[WHAT YOU WILL DO]: Please repeat all of the listing exactly.
+++
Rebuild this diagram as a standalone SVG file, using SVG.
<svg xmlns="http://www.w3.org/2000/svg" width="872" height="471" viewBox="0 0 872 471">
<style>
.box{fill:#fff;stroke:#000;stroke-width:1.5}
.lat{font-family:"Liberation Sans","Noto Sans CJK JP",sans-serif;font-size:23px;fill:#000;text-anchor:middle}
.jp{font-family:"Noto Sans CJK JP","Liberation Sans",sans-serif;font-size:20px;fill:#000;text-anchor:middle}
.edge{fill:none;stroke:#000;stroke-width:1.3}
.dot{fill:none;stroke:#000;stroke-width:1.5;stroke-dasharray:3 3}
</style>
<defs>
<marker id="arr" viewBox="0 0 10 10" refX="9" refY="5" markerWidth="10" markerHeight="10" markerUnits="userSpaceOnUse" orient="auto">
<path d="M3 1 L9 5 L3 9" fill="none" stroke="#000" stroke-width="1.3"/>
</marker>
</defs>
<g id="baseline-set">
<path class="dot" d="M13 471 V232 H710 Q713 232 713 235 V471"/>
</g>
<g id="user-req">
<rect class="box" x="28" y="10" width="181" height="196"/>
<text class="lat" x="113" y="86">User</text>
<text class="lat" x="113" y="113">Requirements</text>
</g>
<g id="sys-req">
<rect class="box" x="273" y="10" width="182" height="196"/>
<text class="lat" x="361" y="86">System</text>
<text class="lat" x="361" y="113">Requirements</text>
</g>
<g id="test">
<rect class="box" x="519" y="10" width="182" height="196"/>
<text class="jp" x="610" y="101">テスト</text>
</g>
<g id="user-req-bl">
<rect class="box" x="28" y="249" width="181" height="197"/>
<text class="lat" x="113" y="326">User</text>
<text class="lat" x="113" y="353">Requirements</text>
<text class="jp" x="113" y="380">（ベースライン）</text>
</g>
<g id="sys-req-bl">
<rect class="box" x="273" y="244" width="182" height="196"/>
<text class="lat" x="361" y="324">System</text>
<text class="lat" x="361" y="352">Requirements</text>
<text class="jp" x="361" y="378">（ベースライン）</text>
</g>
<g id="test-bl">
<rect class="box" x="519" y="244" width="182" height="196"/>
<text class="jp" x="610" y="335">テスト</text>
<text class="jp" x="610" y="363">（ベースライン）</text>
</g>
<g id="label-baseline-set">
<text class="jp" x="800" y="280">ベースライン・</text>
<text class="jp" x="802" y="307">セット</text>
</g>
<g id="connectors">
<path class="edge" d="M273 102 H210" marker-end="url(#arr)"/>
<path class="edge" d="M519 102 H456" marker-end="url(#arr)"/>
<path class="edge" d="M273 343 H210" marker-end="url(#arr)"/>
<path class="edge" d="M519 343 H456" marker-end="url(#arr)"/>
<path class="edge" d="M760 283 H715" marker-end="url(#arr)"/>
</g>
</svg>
+++
[THE REPLY]:
Rebuild this diagram as a standalone SVG file, using SVG.
<svg xmlns="http://www.w3.org/2000/svg" width="872" height="471" viewBox="0 0 872 471">
<style>
.box{fill:#fff;stroke:#000;stroke-width:1.5}
.lat{font-family:"Liberation Sans","Noto Sans CJK JP",sans-serif;font-size:23px;fill:#000;text-anchor:middle}
.jp{font-family:"Noto Sans CJK JP","Liberation Sans",sans-serif;font-size:20px;fill:#000;text-anchor:middle}
.edge{fill:none;stroke:#000;stroke-width:1.3}
.dot{fill:none;stroke:#000;stroke-width:1.5;stroke-dasharray:3 3}
</style>
<defs>
<marker id="arr" viewBox="0 0 10 10" refX="9" refY="5" markerWidth="10" markerHeight="10" markerUnits="userSpaceOnUse" orient="auto">
<path d="M3 1 L9 5 L3 9" fill="none" stroke="#000" stroke-width="1.3"/>
</marker>
</defs>
<g id="baseline-set">
<path class="dot" d="M13 471 V232 H710 Q713 232 713 235 V471"/>
</g>
<g id="user-req">
<rect class="box" x="28" y="10" width="181" height="196"/>
<text class="lat" x="113" y="86">User</text>
<text class="lat" x="113" y="113">Requirements</text>
</g>
<g id="sys-req">
<rect class="box" x="273" y="10" width="182" height="196"/>
<text class="lat" x="361" y="86">System</text>
<text class="lat" x="361" y="113">Requirements</text>
</g>
<g id="test">
<rect class="box" x="519" y="10" width="182" height="196"/>
<text class="jp" x="610" y="101">テスト</text>
</g>
<g id="user-req-bl">
<rect class="box" x="28" y="249" width="181" height="197"/>
<text class="lat" x="113" y="326">User</text>
<text class="lat" x="113" y="353">Requirements</text>
<text class="jp" x="113" y="380">（ベースライン）</text>
</g>
<g id="sys-req-bl">
<rect class="box" x="273" y="244" width="182" height="196"/>
<text class="lat" x="361" y="324">System</text>
<text class="lat" x="361" y="352">Requirements</text>
<text class="jp" x="361" y="378">（ベースライン）</text>
</g>
<g id="test-bl">
<rect class="box" x="519" y="244" width="182" height="196"/>
<text class="jp" x="610" y="335">テスト</text>
<text class="jp" x="610" y="363">（ベースライン）</text>
</g>
<g id="label-baseline-set">
<text class="jp" x="800" y="280">ベースライン・</text>
<text class="jp" x="802" y="307">セット</text>
</g>
<g id="connectors">
<path class="edge" d="M273 102 H210" marker-end="url(#arr)"/>
<path class="edge" d="M519 102 H456" marker-end="url(#arr)"/>
<path class="edge" d="M273 343 H210" marker-end="url(#arr)"/>
<path class="edge" d="M519 343 H456" marker-end="url(#arr)"/>
<path class="edge" d="M760 283 H715" marker-end="url(#arr)"/>
</g>
</svg>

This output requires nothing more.